# New year plywood slingshots



## Genoa Slingshot (Oct 29, 2015)

Hi all, I would like to show you 8 plywood slingshots that I just finished.
They are: R10 Revolution by Clive Moniker (ergo for my hand); The Little Fella by Volp, Arrow Shot Ergo by Bill Hays; Harpy by Bill Hays (OTT modified); HTS OTT by Bill Hays (a kind of); Hrawk Eye by Hrawk (with enlarged forks); Deha#4 by Porcelanowy; Stallion TTF by Peter Recuas.
The 4 above are finished with 1000 grit + BLO + CA;
The 4 below are finished with 1000 grit + BLO + bees wax.
Thanks to all the designers.
Hope you like them


----------



## treefork (Feb 1, 2010)

They look good !


----------



## TSM (Oct 8, 2013)

Yeah, that's some really nice work.


----------



## brucered (Dec 30, 2015)

Man oh man... I need to pick up some ply and fire up my scroll saw.
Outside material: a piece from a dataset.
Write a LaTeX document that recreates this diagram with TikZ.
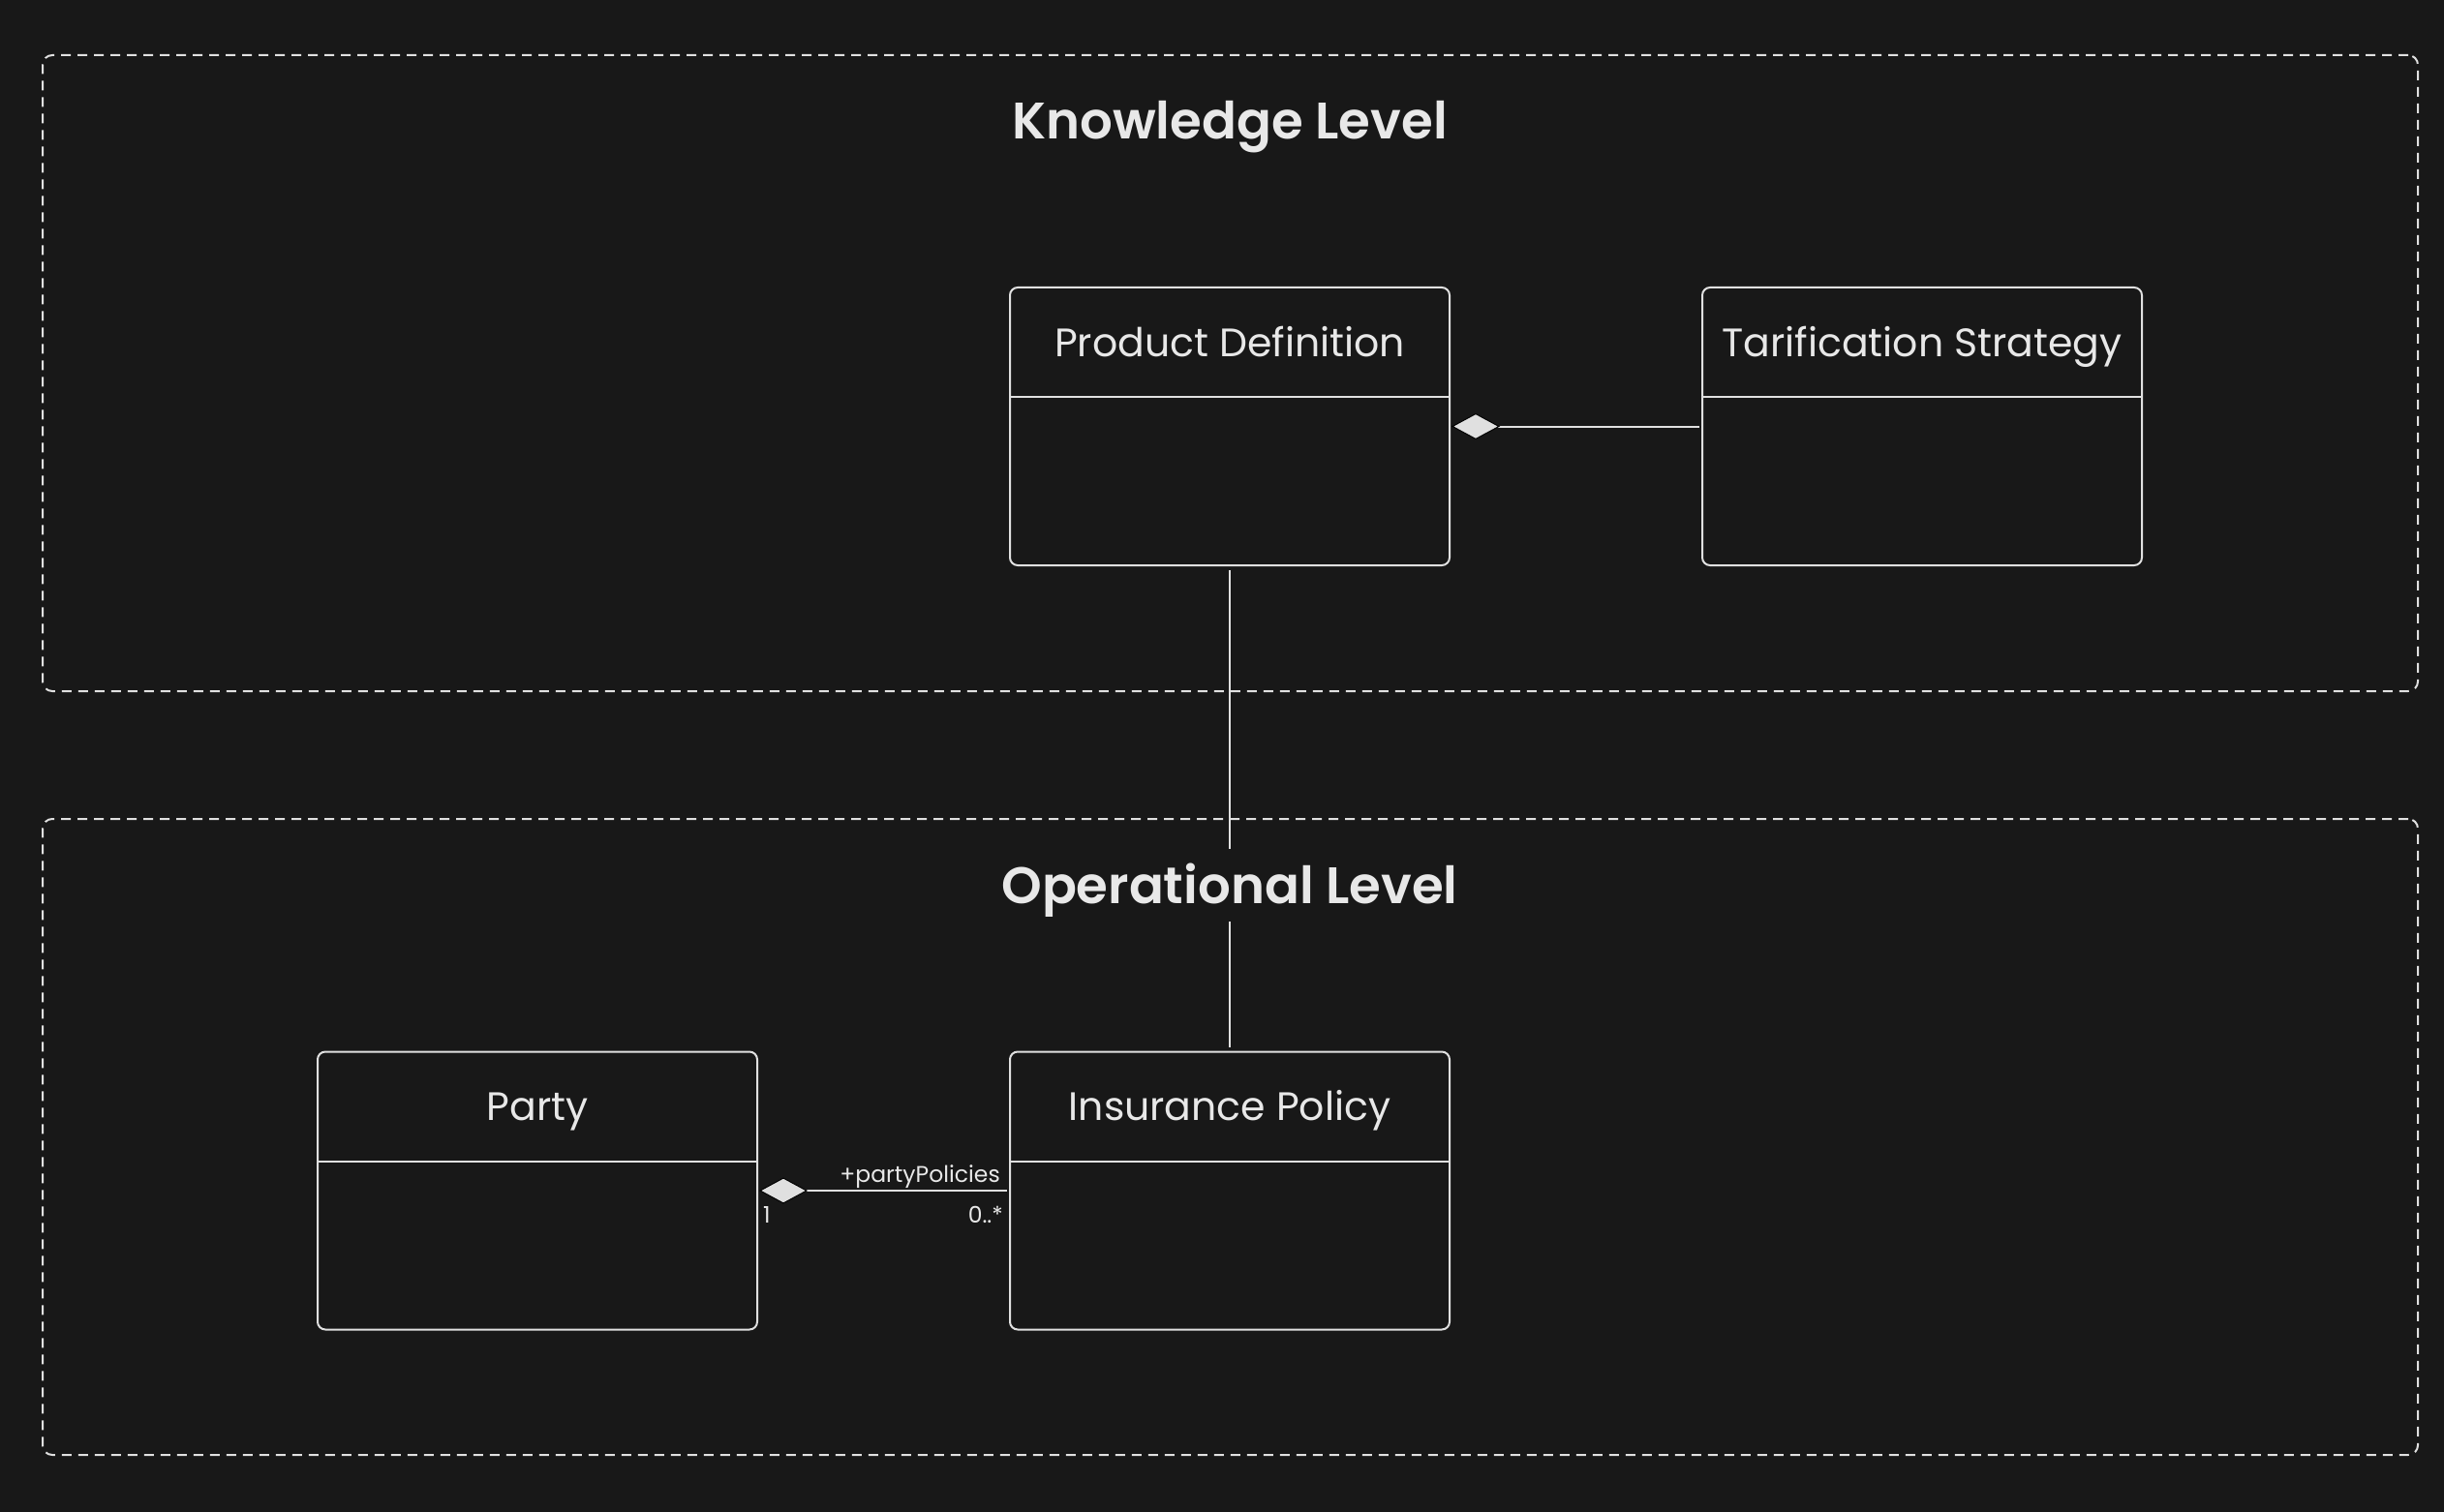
\documentclass[tikz,border=0pt]{standalone}
\usepackage{fontspec}
\setmainfont{Poppins}[Ligatures=NoCommon]
\newfontfamily\titlefont{Poppins SemiBold}[Ligatures=NoCommon]
\usetikzlibrary{arrows.meta,calc}
\definecolor{bgc}{HTML}{181818}
\definecolor{fgc}{HTML}{E0E0E0}
\definecolor{txc}{HTML}{E8E8E8}
\begin{document}
\begin{tikzpicture}[x=1pt,y=-1pt,
  frame/.style={draw=fgc, line width=2pt, dash pattern=on 10pt off 7pt, rounded corners=10pt, rectangle, inner sep=0pt},
  classbox/.style={draw=fgc, line width=2pt, rounded corners=8pt, rectangle, minimum width=454pt, minimum height=287pt, inner sep=0pt},
  clslabel/.style={text=txc, font=\fontsize{41}{50}\selectfont, anchor=base, inner sep=0pt},
  leveltitle/.style={text=txc, font=\titlefont\fontsize{53}{64}\selectfont, anchor=base, inner sep=0pt},
  smalllabel/.style={text=txc, font=\fontsize{23.5}{30}\selectfont, inner sep=0pt},
  conn/.style={draw=fgc, line width=2pt},
  comp/.style={conn, {Diamond[length=50pt,width=27pt,fill=fgc,color=black,line width=1pt]}-}
]
\useasboundingbox (0,0) rectangle (2524,1562);
\fill[bgc] (0,0) rectangle (2524,1562);

% level frames
\node[frame, minimum width=2453pt, minimum height=657pt] (kframe) at (1270.5,385.5) {};
\node[frame, minimum width=2453pt, minimum height=657pt] (oframe) at (1270.5,1174.5) {};
\node[leveltitle] (ktitle) at (1270,144) {Knowledge Level};
\node[leveltitle] (otitle) at (1270,933) {Operational Level};

% classes
\node[classbox] (pd) at (1270,440.5) {};
\node[classbox] (ts) at (1985,440.5) {};
\node[classbox] (party) at (555,1230) {};
\node[classbox] (ip) at (1270,1230) {};

\foreach \c/\t in {pd/Product Definition, ts/Tarification Strategy, party/Party, ip/Insurance Policy}{
  \draw[conn] ($(\c.north west)+(0,114)$) -- ($(\c.north east)+(0,114)$);
  \node[clslabel] (\c-label) at ($(\c.north)+(0,72)$) {\t};
}

% connectors
\coordinate (gaptop) at (1270,877);
\coordinate (gapbot) at (1270,952);
\draw[conn, shorten <=4pt] (pd.south) -- (gaptop);
\draw[conn, shorten >=4pt] (gapbot) -- (ip.north);

\draw[comp, shorten <=1pt, shorten >=2pt] (pd.east) -- (ts.west);
\draw[comp, shorten <=1pt, shorten >=2pt] (party.east) -- (ip.west);

\node[smalllabel, anchor=base east] (rolelbl) at ($(ip.west)+(-9,-9)$) {+partyPolicies};
\node[smalllabel, anchor=base east] (multmany) at ($(ip.west)+(-6,33)$) {0..*};
\node[smalllabel, anchor=base west] (multone) at ($(party.east)+(5,33)$) {1};
\end{tikzpicture}
\end{document}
All evidence has been buried. All tapes have been erased.


----------



## Volp (Aug 25, 2014)

You are working hard......Socio 

Bravo!!!!


----------



## slingshotnew (Oct 29, 2014)

Splendida collezione!!!! Complimenti per il lavoro e la passione che mostri.


----------



## twang (May 10, 2015)

nice


----------



## E.G. (Mar 27, 2014)

Great work mate


----------



## alfshooter (May 11, 2011)

You fionda poison in the veins partner !!!!! , Exciting job :king:


----------



## Genoa Slingshot (Oct 29, 2015)

treefork said:


> They look good !





TSM said:


> Yeah, that's some really nice work.





brucered said:


> Man oh man... I need to pick up some ply and fire up my scroll saw.
> All evidence has been buried. All tapes have been erased.


Thanks a lot mates


----------



## Genoa Slingshot (Oct 29, 2015)

Volp said:


> You are working hard......Socio
> 
> Bravo!!!!


Grazie socio! E a breve sfornerò le altre 7!!!


----------



## Genoa Slingshot (Oct 29, 2015)

slingshotnew said:


> Splendida collezione!!!! Complimenti per il lavoro e la passione che mostri.


Grazie, i complimenti fatti da un ottimo costruttore come te fanno ancora più piacere...


----------



## Genoa Slingshot (Oct 29, 2015)

twang said:


> nice


Thanks mate!


----------



## Genoa Slingshot (Oct 29, 2015)

E.G. said:


> Great work mate


You are one of the my prefer SS maker, so I particurarly apreciate compliments from you. Thanks.


----------



## Genoa Slingshot (Oct 29, 2015)

alfshooter said:


> You fionda poison in the veins partner !!!!! , Exciting job :king:


Muchas gracias amigo! Hope the poison will make me a great shooter!!!


----------



## grappo73 (Dec 15, 2015)

Bravo Bravo Bravo!!!!


----------



## BAT (Feb 26, 2015)

Nice collection you have there! Great Work!


----------



## Genoa Slingshot (Oct 29, 2015)

grappo73 said:


> Bravo Bravo Bravo!!!!


Grazie grazie grazie!!!


----------



## Genoa Slingshot (Oct 29, 2015)

BAT said:


> Nice collection you have there! Great Work!


Thanks a lot


----------



## Chuck Daehler (Mar 17, 2015)

wow what a collection...a little of everything...variety galore...thanks for posting, hopefully this'll be an inspiration for more plywood goodies. I like that Harpy...well, I like 'em all. Appears you have a lot of Bill Hays formats...couldn't have copied a better source either. I'VE GOT TO GET TO WORK ON SOME PLYWOOD AGAIN...the Hays Harpy and Sere beckon.

Have a great year!


----------



## Tag (Jun 11, 2014)

Awesome craftsmanship


----------



## Genoa Slingshot (Oct 29, 2015)

Chuck Daehler said:


> wow what a collection...a little of everything...variety galore...thanks for posting, hopefully this'll be an inspiration for more plywood goodies. I like that Harpy...well, I like 'em all. Appears you have a lot of Bill Hays formats...couldn't have copied a better source either. I'VE GOT TO GET TO WORK ON SOME PLYWOOD AGAIN...the Hays Harpy and Sere beckon.
> Have a great year!


Thanks so much.
Yes, i love Bill Hays design, i have already made the harpy TTF and now i can try the OTT too.
Have great year you too


----------



## Genoa Slingshot (Oct 29, 2015)

Tag said:


> Awesome craftsmanship


Thanks a lot


----------